Putin has also repeatedly accused the United States—and specifically Hillary Clinton—of fomenting the opposition and called for voters to “defend their motherland” by voting for him. Putin’s attitude, though, has only galvanized the growth of civil society.
In Moscow originally Internet-based groups including the League of Voters, Kamikadze-d, and Citizen Observers teamed with opposition parties and accumulated an army of 83,000 independent observers trained to monitor and report violations of election results. They are bound to turn up convincing evidence of fraud, made more vivid by cellphone-camera footage that could bear on the post-election politics, including the size of protests.
At the Gagarinsky municipal polling station in Moscow, voters seemed optimistic about having a chance to control the situation. Alexander Raskin, a former staff reporter at Newsweek’s defunct Russian edition and now a member of his local election commission, said every polling station in his district had between five and 20 independent election observers taking photographs and videos and keeping an eye on violations, what Raskin said was “a positive sign of community democracy in action.”
This morning Oleg Mitvol’s mobile group of controlling enthusiasts arrived at polling station No. 3383 in the Northern Tushino district of Moscow to find four buses full of “mobile voters” parked outside. The passengers were reportedly openly discussing how each of them had voted at three other polling stations already that day. Within hours, independent observers like Mitvol registered hundreds of what they called “carousel voters” traveling from precinct to precinct. “Each of them might have voted for Putin a dozen times today,” Mitvol said. “More horrible was that both police and the head of the district supported the violators and not us, the people who tried to stop them.”
By midday dozens of buses packed with the so-called carousel voters had arrived at Bolotnaya Square, the venue for two major peaceful opposition demonstrations in the past two months. Putin’s press secretary Dmitry Peskov told Dozhd TV that elections should be “presumed legitimate until proved otherwise” and called plans for mass anti-Putin protests even before the results are in “paradoxical” and “stupid.”
“I believe that Putin will win in the first round and that the election is going to be fair, unless the court decides otherwise,” Peskov said.

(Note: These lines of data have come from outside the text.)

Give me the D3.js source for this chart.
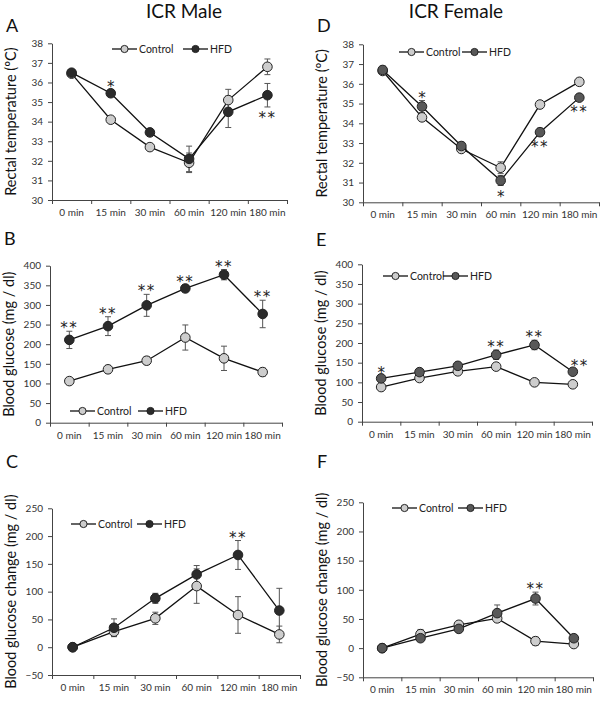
<!DOCTYPE html>
<html><head><meta charset="utf-8">
<script src="https://cdn.jsdelivr.net/npm/d3@7"></script>
<style>
body{margin:0;background:#fff;}
svg{display:block;font-family:Lato,"Open Sans",sans-serif;}
</style></head>
<body><svg id="c" width="600" height="702"></svg>
<script>
// ---- data ----
const categories = ["0 min","15 min","30 min","60 min","120 min","180 min"];
const seriesNames = ["Control","HFD"];

// A: ICR Male rectal temperature
const tempMaleControl = [36.45, 34.1, 32.7, 31.9, 35.1, 36.8];
const tempMaleControlErr = [0.1, 0.15, 0.15, 0.5, 0.55, 0.4];
const tempMaleHFD = [36.5, 35.45, 33.45, 32.1, 34.5, 35.35];
const tempMaleHFDErr = [0.1, 0.15, 0.15, 0.65, 0.8, 0.6];
const tempMaleStars = ["", "*", "", "", "", "**"];
const tempMaleStarSide = ["", "above", "", "", "", "below"];

// D: ICR Female rectal temperature
const tempFemaleControl = [36.65, 34.3, 32.7, 31.75, 34.95, 36.1];
const tempFemaleControlErr = [0.15, 0.15, 0.15, 0.3, 0.2, 0.15];
const tempFemaleHFD = [36.7, 34.85, 32.85, 31.1, 33.55, 35.3];
const tempFemaleHFDErr = [0.2, 0.3, 0.2, 0.25, 0.2, 0.15];
const tempFemaleStars = ["", "*", "", "*", "**", "**"];
const tempFemaleStarSide = ["", "above", "", "below", "below", "below"];

// B: ICR Male blood glucose
const gluMaleControl = [106, 136, 158, 217, 164, 129];
const gluMaleControlErr = [6, 10, 10, 32, 31, 10];
const gluMaleHFD = [211, 246, 299, 342, 377, 277];
const gluMaleHFDErr = [22, 24, 28, 9, 13, 35];
const gluMaleStars = ["**", "**", "**", "**", "**", "**"];
const gluMaleStarSide = ["above", "above", "above", "above", "above", "above"];

// E: ICR Female blood glucose
const gluFemaleControl = [88, 111, 128, 140, 100, 95];
const gluFemaleControlErr = [5, 5, 6, 8, 5, 5];
const gluFemaleHFD = [110, 126, 142, 170, 195, 127];
const gluFemaleHFDErr = [6, 6, 6, 12, 12, 8];
const gluFemaleStars = ["*", "", "", "**", "**", "**"];
const gluFemaleStarSide = ["above", "", "", "above", "above", "above"];

// C: ICR Male blood glucose change
const chgMaleControl = [0, 28, 52, 110, 58, 23];
const chgMaleControlErr = [0, 8, 11, 31, 33, 15];
const chgMaleHFD = [0, 35, 88, 131, 166, 66];
const chgMaleHFDErr = [0, 16, 9, 16, 26, 40];
const chgMaleStars = ["", "", "", "", "**", ""];
const chgMaleStarSide = ["", "", "", "", "above", ""];

// F: ICR Female blood glucose change
const chgFemaleControl = [0, 24, 40, 51, 12, 7];
const chgFemaleControlErr = [0, 8, 5, 6, 7, 4];
const chgFemaleHFD = [0, 17, 33, 60, 85, 17];
const chgFemaleHFDErr = [0, 5, 5, 14, 11, 5];
const chgFemaleStars = ["", "", "", "", "**", ""];
const chgFemaleStarSide = ["", "", "", "", "above", ""];

const tempTicks = [30, 31, 32, 33, 34, 35, 36, 37, 38];
const gluTicks = [0, 50, 100, 150, 200, 250, 300, 350, 400];
const chgTicks = [-50, 0, 50, 100, 150, 200, 250];

const titles = ["ICR Male", "ICR Female"];
const yLabels = ["Rectal temperature (ºC)", "Blood glucose (mg / dl)", "Blood glucose change (mg / dl)"];

// ---- drawing ----
const svg = d3.select("#c");

const panels = [
  {letter:"A", x0:52, x1:287, yT:43.3, yB:200, dom:[30,38], ticks:tempTicks, ylab:yLabels[0],
   c:tempMaleControl, ce:tempMaleControlErr, h:tempMaleHFD, he:tempMaleHFDErr, stars:tempMaleStars, side:tempMaleStarSide,
   hfdFill:"#2b2b2b", leg:{x:112, y:49, x2:183}, letterY:32},
  {letter:"D", x0:363, x1:599, yT:44.3, yB:202.3, dom:[30,38], ticks:tempTicks, ylab:yLabels[0],
   c:tempFemaleControl, ce:tempFemaleControlErr, h:tempFemaleHFD, he:tempFemaleHFDErr, stars:tempFemaleStars, side:tempFemaleStarSide,
   hfdFill:"#585858", leg:{x:399, y:52, x2:462}, letterY:32},
  {letter:"B", x0:50, x1:282, yT:265.7, yB:422.7, dom:[0,400], ticks:gluTicks, ylab:yLabels[1],
   c:gluMaleControl, ce:gluMaleControlErr, h:gluMaleHFD, he:gluMaleHFDErr, stars:gluMaleStars, side:gluMaleStarSide,
   hfdFill:"#2b2b2b", leg:{x:70, y:411, x2:138}, letterY:245},
  {letter:"E", x0:362, x1:592, yT:264.3, yB:421.7, dom:[0,400], ticks:gluTicks, ylab:yLabels[1],
   c:gluFemaleControl, ce:gluFemaleControlErr, h:gluFemaleHFD, he:gluFemaleHFDErr, stars:gluFemaleStars, side:gluFemaleStarSide,
   hfdFill:"#585858", leg:{x:383, y:276, x2:443}, letterY:246},
  {letter:"C", x0:52, x1:300, yT:508.3, yB:675, dom:[-50,250], ticks:chgTicks, ylab:yLabels[2],
   c:chgMaleControl, ce:chgMaleControlErr, h:chgMaleHFD, he:chgMaleHFDErr, stars:chgMaleStars, side:chgMaleStarSide,
   hfdFill:"#2b2b2b", leg:{x:71, y:524, x2:137}, letterY:468},
  {letter:"F", x0:363, x1:593, yT:502.3, yB:677.3, dom:[-50,250], ticks:chgTicks, ylab:yLabels[2],
   c:chgFemaleControl, ce:chgFemaleControlErr, h:chgFemaleHFD, he:chgFemaleHFDErr, stars:chgFemaleStars, side:chgFemaleStarSide,
   hfdFill:"#585858", leg:{x:392, y:508, x2:458}, letterY:468}
];

const ctrlFill = "#cdcdcd";
const axisColor = "#444";
const R = 4.8;

// titles
svg.append("text").attr("x",184).attr("y",18).attr("text-anchor","middle")
  .attr("font-size",19).attr("fill","#111").text(titles[0]);
svg.append("text").attr("x",456).attr("y",18).attr("text-anchor","middle")
  .attr("font-size",19).attr("fill","#111").text(titles[1]);

panels.forEach(p => {
  const g = svg.append("g");
  const xBand = d3.scaleBand().domain(categories).range([p.x0, p.x1]).padding(0);
  const xEdge = d3.scaleLinear().domain([0, categories.length]).range([p.x0, p.x1]);
  const y = d3.scaleLinear().domain(p.dom).range([p.yB, p.yT]);
  const cx = d => xBand(d) + xBand.bandwidth()/2;

  // panel letter
  g.append("text").attr("x", p.x0 - 46).attr("y", p.letterY).attr("font-size",18).attr("fill","#111").text(p.letter);

  // y axis
  const ya = g.append("g").attr("transform",`translate(${p.x0},0)`)
    .call(d3.axisLeft(y).tickValues(p.ticks).tickSize(4).tickSizeOuter(0).tickPadding(5));
  // x axis: tick marks at band edges
  const xa = g.append("g").attr("transform",`translate(0,${p.yB})`)
    .call(d3.axisBottom(xEdge).tickValues(d3.range(categories.length+1)).tickFormat("").tickSize(4).tickSizeOuter(0));
  const xl = g.append("g").attr("transform",`translate(0,${p.yB})`)
    .call(d3.axisBottom(xBand).tickSize(0).tickPadding(9));
  xl.select(".domain").remove();
  [ya, xa, xl].forEach(a => {
    a.selectAll("path,line").attr("stroke", axisColor).attr("stroke-width",1);
    a.selectAll("text").attr("font-family","Lato").attr("font-size",10).attr("fill","#333");
  });

  // y label
  g.append("text").attr("transform",`translate(${p.x0 - 36},${(p.yT+p.yB)/2}) rotate(-90)`)
    .attr("text-anchor","middle").attr("font-size",14.5).attr("fill","#111").text(p.ylab);

  const series = [
    {vals:p.c, err:p.ce, fill:ctrlFill},
    {vals:p.h, err:p.he, fill:p.hfdFill}
  ];
  const line = d3.line().x((v,i) => cx(categories[i])).y(v => y(v));

  series.forEach(s => {
    // error bars
    const eb = g.append("g").attr("stroke","#555").attr("stroke-width",1);
    s.vals.forEach((v,i) => {
      if (!s.err[i]) return;
      const x = cx(categories[i]);
      eb.append("line").attr("x1",x).attr("x2",x).attr("y1",y(v - s.err[i])).attr("y2",y(v + s.err[i]));
      [v - s.err[i], v + s.err[i]].forEach(e =>
        eb.append("line").attr("x1",x-3).attr("x2",x+3).attr("y1",y(e)).attr("y2",y(e)));
    });
  });
  series.forEach(s => {
    g.append("path").datum(s.vals).attr("d", line).attr("fill","none").attr("stroke","#111").attr("stroke-width",1.3);
    g.selectAll(null).data(s.vals).enter().append("circle")
      .attr("cx",(v,i) => cx(categories[i])).attr("cy", v => y(v)).attr("r", R)
      .attr("fill", s.fill).attr("stroke","#222").attr("stroke-width",1);
  });

  // significance stars
  p.stars.forEach((st,i) => {
    if (!st) return;
    const v = p.h[i], e = p.he[i];
    const yy = p.side[i] === "above" ? y(v + e) + 2 : y(v - e) + 16;
    let x = cx(categories[i]);
    if (p.letter === "E" && i === 5) x += 7;
    g.append("text").attr("x", x).attr("y", yy).attr("text-anchor","middle")
      .attr("font-family","DejaVu Sans").attr("font-size",15)
      .attr("letter-spacing", st.length > 1 ? 1.5 : 0).attr("fill","#222").text(st);
  });

  // legend
  const L = p.leg;
  [[L.x, ctrlFill, seriesNames[0]], [L.x2, p.hfdFill, seriesNames[1]]].forEach(([lx, f, name]) => {
    g.append("line").attr("x1",lx).attr("x2",lx+25).attr("y1",L.y).attr("y2",L.y).attr("stroke","#111").attr("stroke-width",1.3);
    g.append("circle").attr("cx",lx+12.5).attr("cy",L.y).attr("r",3.6).attr("fill",f).attr("stroke","#222");
    g.append("text").attr("x",lx+27).attr("y",L.y+3.7).attr("font-size",10.5).attr("fill","#222").text(name);
  });
});
</script>
</body></html>
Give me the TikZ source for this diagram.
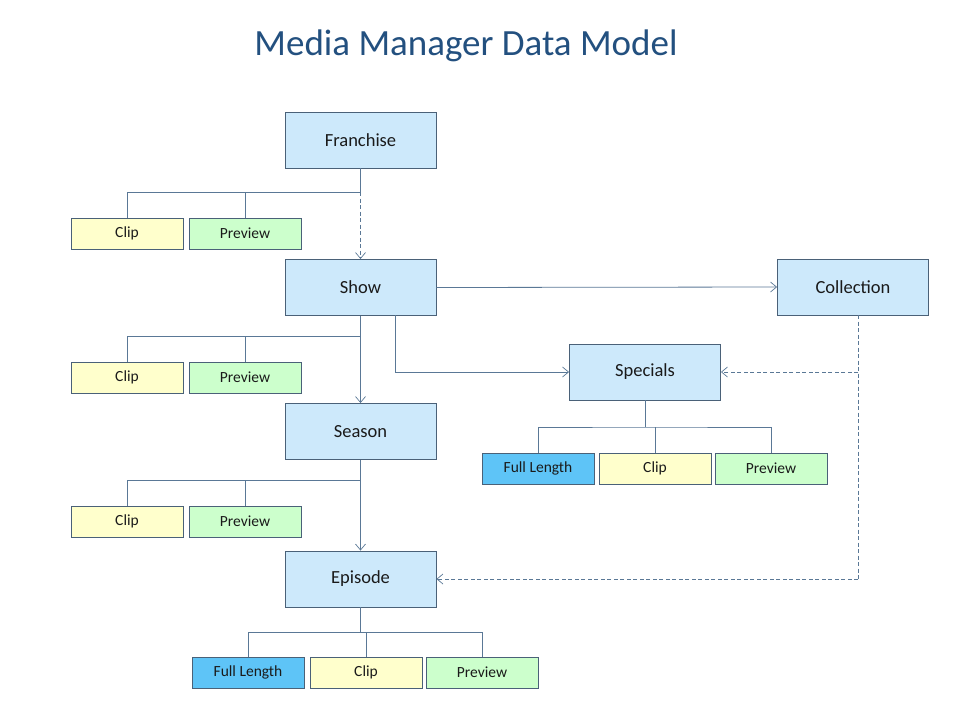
\documentclass[tikz,border=0pt]{standalone}
\usepackage{fontspec}
\setmainfont{Carlito}
\usetikzlibrary{arrows.meta}
\definecolor{lineC}{HTML}{5A7896}
\definecolor{borderC}{HTML}{4A6178}
\definecolor{mainF}{HTML}{CDE9FB}
\definecolor{clipF}{HTML}{FFFFCC}
\definecolor{prevF}{HTML}{CCFFCC}
\definecolor{fullF}{HTML}{5EC4F7}
\definecolor{titleC}{HTML}{23507F}
\definecolor{textC}{HTML}{1A1A1A}
\tikzset{
  mainbox/.style={draw=borderC, line width=0.9pt, fill=mainF, minimum width=151pt, minimum height=56pt, inner sep=0pt, font=\fontsize{18.5}{22}\selectfont, text=textC},
  smallbox/.style={draw=borderC, line width=0.8pt, minimum width=112pt, minimum height=31pt, inner sep=0pt, font=\fontsize{15.5}{18}\selectfont, text=textC},
  clipbox/.style={smallbox, fill=clipF},
  prevbox/.style={smallbox, fill=prevF},
  fullbox/.style={smallbox, fill=fullF},
  conn/.style={draw=lineC, line width=0.8pt},
  arr/.style={conn, -{Straight Barb[length=6pt,width=10pt,line width=0.7pt]}},
  darr/.style={arr, dashed, dash pattern=on 4pt off 2.5pt},
}
\begin{document}
\begin{tikzpicture}[x=1pt,y=-1pt]
\useasboundingbox (0,0) rectangle (960,720);
\node[text=titleC, font=\fontsize{37}{42}\selectfont] (title) at (466,46) {Media Manager Data Model};

\node[mainbox] (fr) at (360.5,140) {Franchise};
\node[mainbox] (sh) at (360.5,287.5) {Show};
\node[mainbox] (se) at (360.5,431.5) {Season};
\node[mainbox] (ep) at (360.5,579) {Episode};
\node[mainbox] (co) at (853,287) {Collection};
\node[mainbox] (sp) at (645,372) {Specials};

\node[clipbox] (c1) at (127,233.5) {Clip};
\node[prevbox] (p1) at (245,233.5) {Preview};
\node[clipbox] (c2) at (127,377.5) {Clip};
\node[prevbox] (p2) at (245,377.5) {Preview};
\node[clipbox] (c3) at (127,521.5) {Clip};
\node[prevbox] (p3) at (245,521.5) {Preview};

\node[fullbox] (sf) at (538,468.5) {Full Length};
\node[clipbox] (sc) at (655,468.5) {Clip};
\node[prevbox] (spv) at (771,468.5) {Preview};

\node[fullbox] (ef) at (248,672.5) {Full Length};
\node[clipbox] (ec) at (366,672.5) {Clip};
\node[prevbox] (epv) at (482,672.5) {Preview};

% junction coordinates
\coordinate (j1) at (360.5,192);
\coordinate (j2) at (360.5,336);
\coordinate (j3) at (360.5,480);
\coordinate (j4) at (360.5,632);
\coordinate (j5) at (645,427);
\coordinate (shb) at (395,315);
\coordinate (shc) at (395,372);
\coordinate (cob) at (858,315);
\coordinate (cm) at (858,372);
\coordinate (ce) at (858,579);

% Franchise
\draw[conn] (fr.south) -- (j1) -| (c1.north);
\draw[conn] (p1.north) |- (j1);
\draw[darr] (j1) -- (sh.north);
% Show
\draw[conn] (sh.south) -- (j2) -| (c2.north);
\draw[conn] (p2.north) |- (j2);
\draw[arr] (j2) -- (se.north);
\draw[arr] (shb) -- (shc) -- (sp.west);
\draw[arr] (sh.east) -- (co.west);
% Season
\draw[conn] (se.south) -- (j3) -| (c3.north);
\draw[conn] (p3.north) |- (j3);
\draw[arr] (j3) -- (ep.north);
% Episode
\draw[conn] (ep.south) -- (j4);
\draw[conn] (ef.north) |- (j4) -| (epv.north);
\draw[conn] (ec.north) -- (ec.north |- j4);
% Specials
\draw[conn] (sp.south) -- (j5);
\draw[conn] (sf.north) |- (j5) -| (spv.north);
\draw[conn] (sc.north) -- (sc.north |- j5);
% Collection
\draw[conn, dashed, dash pattern=on 4pt off 2.5pt] (cob) -- (ce);
\draw[darr] (ce) -- (ep.east);
\draw[darr] (cm) -- (sp.east);
\end{tikzpicture}
\end{document}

Despite a marked effort by authorities to soften their initial confrontational stance over the past two months and allow sanctioned protests to continue unmolested, isolated incidents of police harassment continued. On Saturday night police detained and beat Nikolai Kuznetsov, an activist of the Yabloko opposition party and member of a territorial election commission in Losinoostrovsky region of Moscow. Within minutes, opposition Facebook pages filled with “help” posts about the detained activist. Three more municipal candidates from opposition were beaten by police this morning. Anton Malevsky, an opposition candidate running at today’s municipal Parliament elections in Moscow, said he had spent the night at police station trying to release his supporter Kuznetsov from jail. “The authorities, who have huge money to hire youth organizations to support Putin, command police to beat and arrest our supporters,” Malevsky alleged. “Russians are fed up with listening to their commands.”
Early exit polls show Putin, whose base of support among blue-collar workers and in the provinces remains strong, winning the election with a margin of more than 60 percent.